Visually, we see an image like this:

Each pixel of the image is laid on a grid that's determined by the width and height of the image.

However, inside the microcontroller's memory, an image is nothing more than a single-dimension array. All pixels are in a single list, one after the other:

To crop the image, we need to figure out which pixels to keep and which to skip. You can determine this by using the image's width, height, and a series of modulo operations (see the algorithm).

So this cropping area:

translates to these pixels in memory:

Now that we figured out which pixels we want to keep, we need a place to store them. You could allocate a new buffer for this, but that's wasteful and might not be possible. In this case, my RGB565 photo takes up 2.3MB of memory. If I want to crop out just a few pixels from each side, I would need another buffer of 2.3MB. That would exhaust all of the PSRAM that most ESP32's have (4MB).

Luckily, we can re-use our existing frame buffer! While looping over all pixel data, you check if you want to keep the pixel or not.

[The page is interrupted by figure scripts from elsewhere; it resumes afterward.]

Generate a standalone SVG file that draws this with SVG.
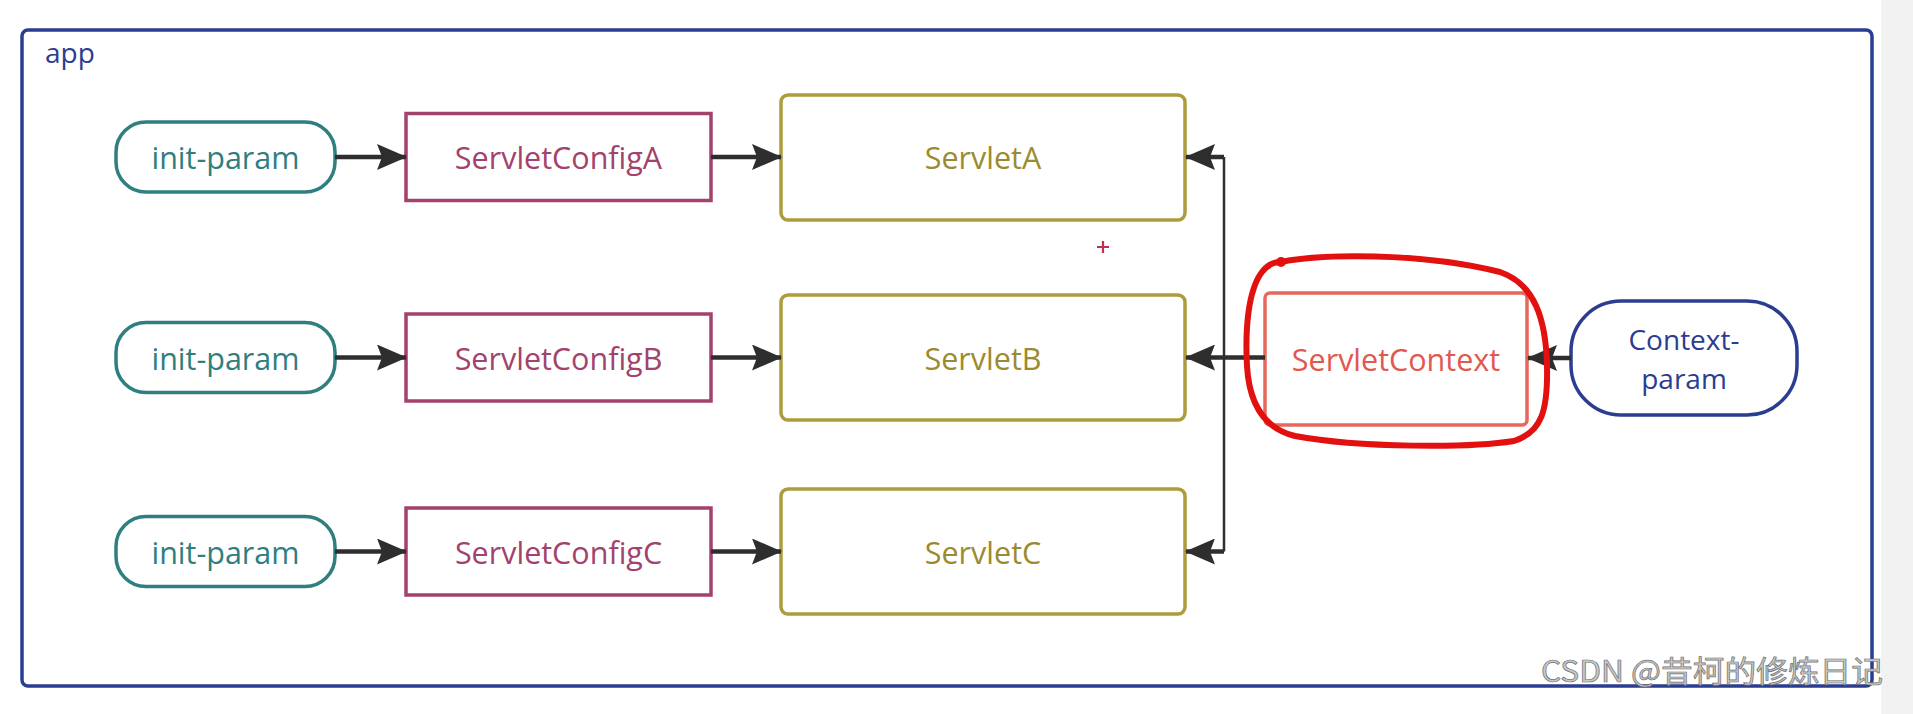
<svg xmlns="http://www.w3.org/2000/svg" width="1913" height="714" viewBox="0 0 1913 714">
<style>
  text { font-family: "Open Sans", "Noto Sans", "Liberation Sans", sans-serif; font-size: 30.5px; text-anchor: middle; dominant-baseline: central; }
  .pill { fill: #ffffff; stroke: #2f7e80; stroke-width: 3.5; }
  .pillt { fill: #2f7e80; }
  .cfg { fill: #ffffff; stroke: #a3426c; stroke-width: 3.5; }
  .cfgt { fill: #a3426c; }
  .srv { fill: #ffffff; stroke: #ad9c3c; stroke-width: 3.5; }
  .srvt { fill: #9b8b30; }
  .ctx { fill: #ffffff; stroke: #e8675d; stroke-width: 3.5; }
  .ctxt { fill: #e0584e; }
  .cp { fill: #ffffff; stroke: #2b3d90; stroke-width: 3.5; }
  .cpt { fill: #2b3d90; font-size: 28px; }
  .arr { fill: none; stroke: #2e2e2e; stroke-width: 4.5; marker-end: url(#ah); }
  .thin { fill: none; stroke: #2e2e2e; stroke-width: 2.5; }
</style>
<defs>
  <marker id="ah" markerUnits="userSpaceOnUse" markerWidth="30" markerHeight="26" refX="29" refY="13" orient="auto">
    <path d="M0,0 L30,13 L0,26 L5,13 Z" fill="#2e2e2e"/>
  </marker>
</defs>
<rect x="0" y="0" width="1913" height="714" fill="#ffffff"/>
<rect x="1881" y="0" width="32" height="714" fill="#f2f2f2"/>

<g id="app">
  <rect x="22" y="30" width="1850" height="656" rx="6" fill="#ffffff" stroke="#2b3d90" stroke-width="3.5"/>
  <text x="45" y="52" style="text-anchor:start;font-size:28px" fill="#2b3d90">app</text>
</g>

<g id="init-param-a"><rect class="pill" x="116" y="122" width="219" height="70" rx="30"/><text class="pillt" x="225.5" y="157">init-param</text></g>
<g id="init-param-b"><rect class="pill" x="116" y="322.5" width="219" height="70" rx="30"/><text class="pillt" x="225.5" y="357.5">init-param</text></g>
<g id="init-param-c"><rect class="pill" x="116" y="516.5" width="219" height="70" rx="30"/><text class="pillt" x="225.5" y="551.5">init-param</text></g>

<g id="servlet-config-a"><rect class="cfg" x="406" y="113.5" width="305" height="87"/><text class="cfgt" x="558.5" y="157">ServletConfigA</text></g>
<g id="servlet-config-b"><rect class="cfg" x="406" y="314" width="305" height="87"/><text class="cfgt" x="558.5" y="357.5">ServletConfigB</text></g>
<g id="servlet-config-c"><rect class="cfg" x="406" y="508" width="305" height="87"/><text class="cfgt" x="558.5" y="551.5">ServletConfigC</text></g>

<g id="servlet-a"><rect class="srv" x="781" y="95" width="404" height="125" rx="7"/><text class="srvt" x="983" y="157">ServletA</text></g>
<g id="servlet-b"><rect class="srv" x="781" y="295" width="404" height="125" rx="7"/><text class="srvt" x="983" y="357.5">ServletB</text></g>
<g id="servlet-c"><rect class="srv" x="781" y="489" width="404" height="125" rx="7"/><text class="srvt" x="983" y="551.5">ServletC</text></g>

<g id="servlet-context">
  <rect class="ctx" x="1265" y="293" width="262" height="132" rx="5"/>
  <text class="ctxt" x="1396" y="359">ServletContext</text>
</g>

<g id="context-param">
  <rect class="cp" x="1571" y="301" width="226" height="114" rx="50"/>
  <text class="cpt" x="1684" y="339">Context-</text>
  <text class="cpt" x="1684" y="378">param</text>
</g>

<g id="connectors">
  <path class="arr" d="M335,157 H406"/>
  <path class="arr" d="M335,357.5 H406"/>
  <path class="arr" d="M335,551.5 H406"/>
  <path class="arr" d="M711,157 H781"/>
  <path class="arr" d="M711,357.5 H781"/>
  <path class="arr" d="M711,551.5 H781"/>
  <path class="thin" d="M1224,157 V551.5"/>
  <path class="arr" d="M1224,157 H1186"/>
  <path class="arr" d="M1224,551.5 H1186"/>
  <path class="arr" d="M1265,357.5 H1186"/>
  <path class="arr" d="M1571,358 H1528"/>
</g>

<g id="annotation">
  <path d="M1281,262 C1320,254 1420,252 1500,272 C1535,284 1546,320 1547,366 C1548,410 1542,432 1514,441 C1470,448 1360,448 1295,436 C1262,428 1249,400 1247,366 C1245,330 1248,290 1262,272 C1268,264 1275,262 1281,262 Z" fill="none" stroke="#e31010" stroke-width="6" stroke-linejoin="round"/>
  <circle cx="1281" cy="262" r="5" fill="#e31010"/>
  <path d="M1103,241 V253 M1097,247 H1109" stroke="#c0304e" stroke-width="2.2"/>
</g>

<text x="1712" y="669" style="font-family:'Noto Sans CJK SC','Noto Sans',sans-serif;font-size:30px" fill="#c8c8c8" stroke="#707070" stroke-width="0.7" textLength="342" lengthAdjust="spacingAndGlyphs">CSDN @昔柯的修炼日记</text>
</svg>
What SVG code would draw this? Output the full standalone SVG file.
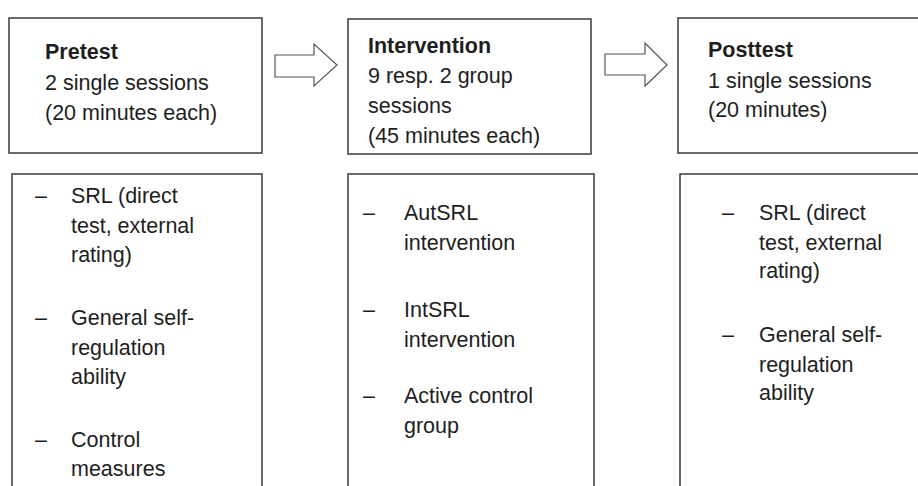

If you want to keep it, insert it back into the beginning of our frame buffer, overwriting the original pixel that was in there.

This solution requires no additional PSRAM memory. Yay!

Just remember to count how many bytes you've carried over and change fb->len accordingly. Otherwise, part of the old image would still be there.

VSYNC errors

Capturing RAW images with high resolution could lead to a VSYNC error:

Timeout waiting for VSYNC

The esp32-camera component is to blame. It has a fixed timeout for moving image data from the camera sensor to the PSRAM. You'll run into this timeout when taking large, RAW photos.

If you're using ESP-IDF (with or without the Arduino component), you can change this timeout.

Edit the file esp32-camera/driver/camera.c and locate line 198. You should see three timeout blocks like this:

if((esp_timer_get_time() - st_t) > 1000000LL){
   goto timeout;
}

Change all 3 timeouts to a bigger value. For SXGA resolution, a 50% increase will do:

if((esp_timer_get_time() - st_t) > 1500000LL){
   goto timeout;
}

Flash the program to your board, and the VSYNC error will be gone!